Belle d'amour de Franz-Olivier Giesbert. Entretien
«Au cours de ses recherches, un historien découvre l’existence d’une certaine Tiphanie Marvejols, alias Belle d’amour, qui avait accompagné Saint Louis lors de ses deux croisades. Il nous raconte son histoire sous la dictée du fantôme de la jeune femme.
Livrée à elle-même après l’assassinat de ses parents, Tiphanie décide de répondre à l’appel des Croisés et s’embarque pour la Terre sainte. Mais la croisade ne ressemble pas à la chanson entendue en France : harcèlements quotidiens de la part des Musulmans, batailles perdues, prisonniers innombrables, épidémies… Sans compter ceux qui voudraient voir en Belle d’amour la plus terrible sorcière…»
Le roman alterne deux époques : le règne de Saint Louis et le Marseille contemporain…
La véritable histoire des croisades est en résonnance totale avec les événements actuels au Proche-Orient et en France. Sans cette référence à notre époque, il me semblait difficile de faire comprendre exactement ce que je voulais raconter. Il y a une continuité assez naturelle entre ces deux époques. Cette double temporalité me permet aussi d’éviter les anachronismes. Il ne faut pas lire le passé à travers la grille du présent, ni se limiter au passé en oubliant le présent. Les séquences situées dans le présent me permettent d’exprimer mes sentiments.
Cela dit, Belle d’amour est avant tout un roman d’aventures…
Sur un fond historique solide, c’est l’histoire d’une femme, des amours d’une femme, dans un contexte où la religion joue un rôle très important. Les croisades sont une époque étrange où l’on bascule dans le merveilleux, où l’on voit les riches et les puissants tout abandonner pour se lancer dans cette guerre lointaine. Tiphanie, qui parvient à intégrer la suite du sénéchal de Joinville, le plus proche ami de Saint Louis, va vivre intensément cette aventure.
Ce qui nous vaut un portrait inattendu de Saint Louis…
Effectivement, le roi se comporte de manière assez énigmatique. Quand il part pour sa première croisade — en réalité la septième et avant-dernière — il n’y va pas en conquérant. Est-il pusillanime ou un peu passif ? Je dirais presque « suicidaire » : alors que tout est perdu, il languit plusieurs années à Saint-Jean d’Acre, où il s’épuise, plutôt que de rentrer au plus vite en France. La dernière croisade sera désastreuse : il se lance avec une petite armée, il est déjà malade au moment du départ, son objectif de s’implanter en Tunisie pour reconquérir l’Orient est tellement aléatoire que même le fidèle Joinville refuse de l’accompagner.
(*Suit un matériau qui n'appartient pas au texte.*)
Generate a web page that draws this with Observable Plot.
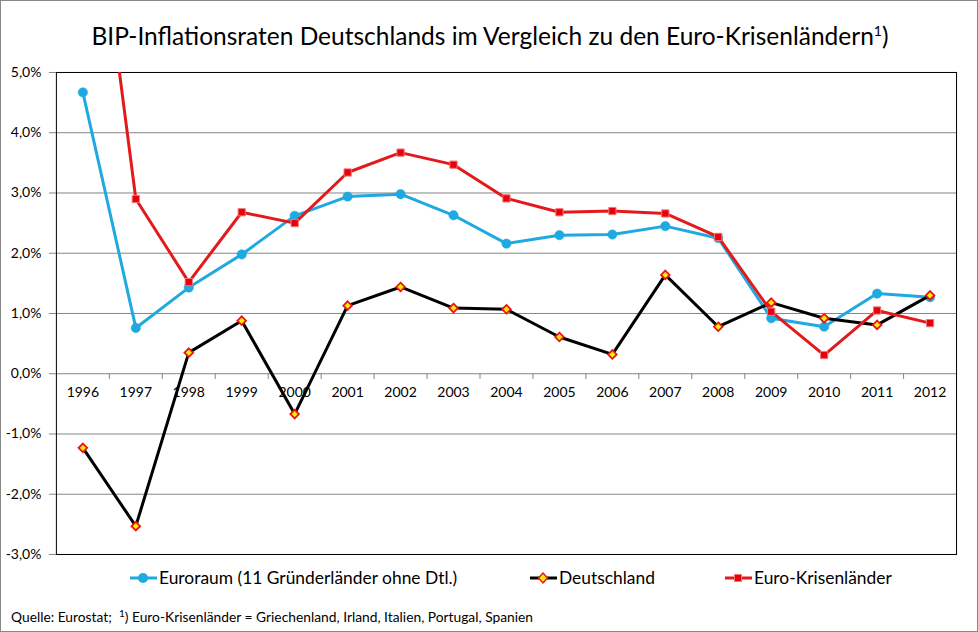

On connaît la suite, avec la mort du roi, victime du typhus.
Le roman donne aussi un coup de projecteur sur des hérésies et des sectes méconnues…
Tiphanie est fille d’hérétiques, elle rencontre au cours de ses aventures le Vieux de la montagne qui dirige la fameuse secte des Assassins… Cela me permet de poser un regard sur les conflits permanents entre les variantes du christianisme ou celles de l’islam, que l’on réduit toujours à l’opposition entre chiites et sunnites. J’essaie d’étaler toutes les pièces du dossier, parce qu’il n’y a pas de vérité monolithique. Le monde ne se sépare pas entre gentils et méchants, comme notre époque a trop tendance à le faire. Par exemple, c’est un contresens hallucinant que de présenter la secte des Assassins comme les ancêtres de Daesh. Ils faisaient chanter les grands de ce monde en les menaçant de mort s’ils ne payaient pas, mais ne s’en prenaient jamais au peuple. Quel rapport avec le terrorisme aveugle ?
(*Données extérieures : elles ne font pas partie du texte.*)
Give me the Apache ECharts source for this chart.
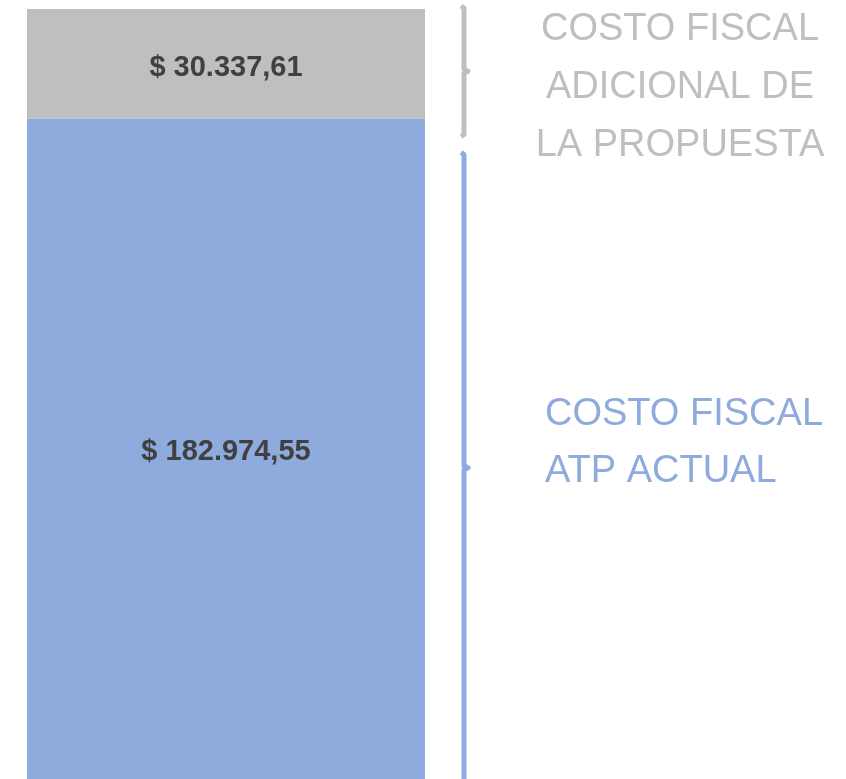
<!DOCTYPE html>
<html>
<head>
<meta charset="utf-8">
<script src="https://cdn.jsdelivr.net/npm/echarts@6/dist/echarts.min.js"></script>
<style>
  html, body { margin: 0; padding: 0; background: #fff; }
  #chart { width: 846px; height: 779px; }
</style>
</head>
<body>
<div id="chart"></div>
<script>
// datos del gráfico
const categories = ['Costo fiscal'];
const atpActual = [182974.55];      // costo fiscal ATP actual
const adicional = [30337.61];       // costo fiscal adicional de la propuesta
const segmentLabels = ['COSTO FISCAL\nATP ACTUAL', 'COSTO FISCAL\nADICIONAL DE\nLA PROPUESTA'];

const BLUE = '#8faadc';
const GRAY = '#bfbfbf';

// formato $ 182.974,55
function fmt(v) {
  const parts = v.toFixed(2).split('.');
  const ent = parts[0].replace(/\B(?=(\d{3})+(?!\d))/g, '.');
  return '$ ' + ent + ',' + parts[1];
}

const total = atpActual[0] + adicional[0];
// tramos para las llaves: [inicio, fin]
const segments = [
  [0, atpActual[0]],
  [atpActual[0], total]
];
const bracketColors = [BLUE, GRAY];
// ajuste manual de las llaves en px (arriba, abajo)
const bracketPad = [[34, 4], [-3, 18]];

const chart = echarts.init(document.getElementById('chart'));

const valueLabel = {
  show: true,
  position: 'inside',
  formatter: p => fmt(p.value),
  fontFamily: 'Liberation Sans',
  fontWeight: 'bold',
  fontSize: 29,
  color: '#404040'
};

const option = {
  animation: false,
  grid: { left: 27, width: 398, top: 9, bottom: 0 },
  xAxis: {
    type: 'category',
    data: categories,
    show: false
  },
  yAxis: {
    type: 'value',
    min: 0,
    max: total,
    show: false
  },
  series: [
    {
      name: 'ATP actual',
      type: 'bar',
      stack: 'costo',
      barWidth: '100%',
      data: atpActual,
      itemStyle: { color: BLUE },
      label: Object.assign({}, valueLabel, { offset: [0, 3] })
    },
    {
      name: 'Adicional',
      type: 'bar',
      stack: 'costo',
      barWidth: '100%',
      data: adicional,
      itemStyle: { color: GRAY },
      label: Object.assign({}, valueLabel, { offset: [0, 4] })
    },
    {
      // llaves a la derecha de cada tramo
      type: 'custom',
      silent: true,
      data: segments.map((s, i) => [0, s[0], s[1], i]),
      renderItem: function (params, api) {
        const i = api.value(3);
        const a = api.coord([0, api.value(1)]);
        const b = api.coord([0, api.value(2)]);
        const x = a[0] + 238;
        const top = b[1] + bracketPad[i][0];
        const bottom = a[1] + bracketPad[i][1];
        const mid = (top + bottom) / 2;
        return {
          type: 'polyline',
          shape: {
            points: [
              [x - 3, top], [x, top + 2], [x, mid - 2], [x + 4, mid],
              [x, mid + 2], [x, bottom - 2], [x - 3, bottom]
            ]
          },
          style: {
            stroke: bracketColors[i],
            lineWidth: 5,
            fill: null,
            lineJoin: 'round'
          }
        };
      }
    }
  ],
  graphic: [
    {
      type: 'text',
      left: 680 - 150,
      top: 1,
      style: {
        text: segmentLabels[1],
        width: 300,
        align: 'center',
        x: 150,
        textAlign: 'center',
        fontFamily: 'Liberation Sans',
        fontSize: 38,
        lineHeight: 58,
        fill: GRAY
      }
    },
    {
      type: 'text',
      left: 545,
      top: 386,
      style: {
        text: segmentLabels[0],
        fontFamily: 'Liberation Sans',
        fontSize: 38,
        lineHeight: 57,
        fill: BLUE
      }
    }
  ]
};

chart.setOption(option);
</script>
</body>
</html>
On sent votre bonheur de jongler avec les mots de la langue médiévale…
Des mots extraordinaires, parfois compliqués, mais tellement beaux ! Comme « afistolures » pour « railleries » ou « mirliflore » pour « vantard »… Ce jeu avec la langue du Moyen Âge est selon moi une manière de divertir, mais aussi de perturber les choses. Faire revivre une autre langue, c’est aussi une façon de casser les codes et les clichés, de briser les vérités toutes faites.
Entretien réalisé à l'occasion de la parution de Belle d'amour.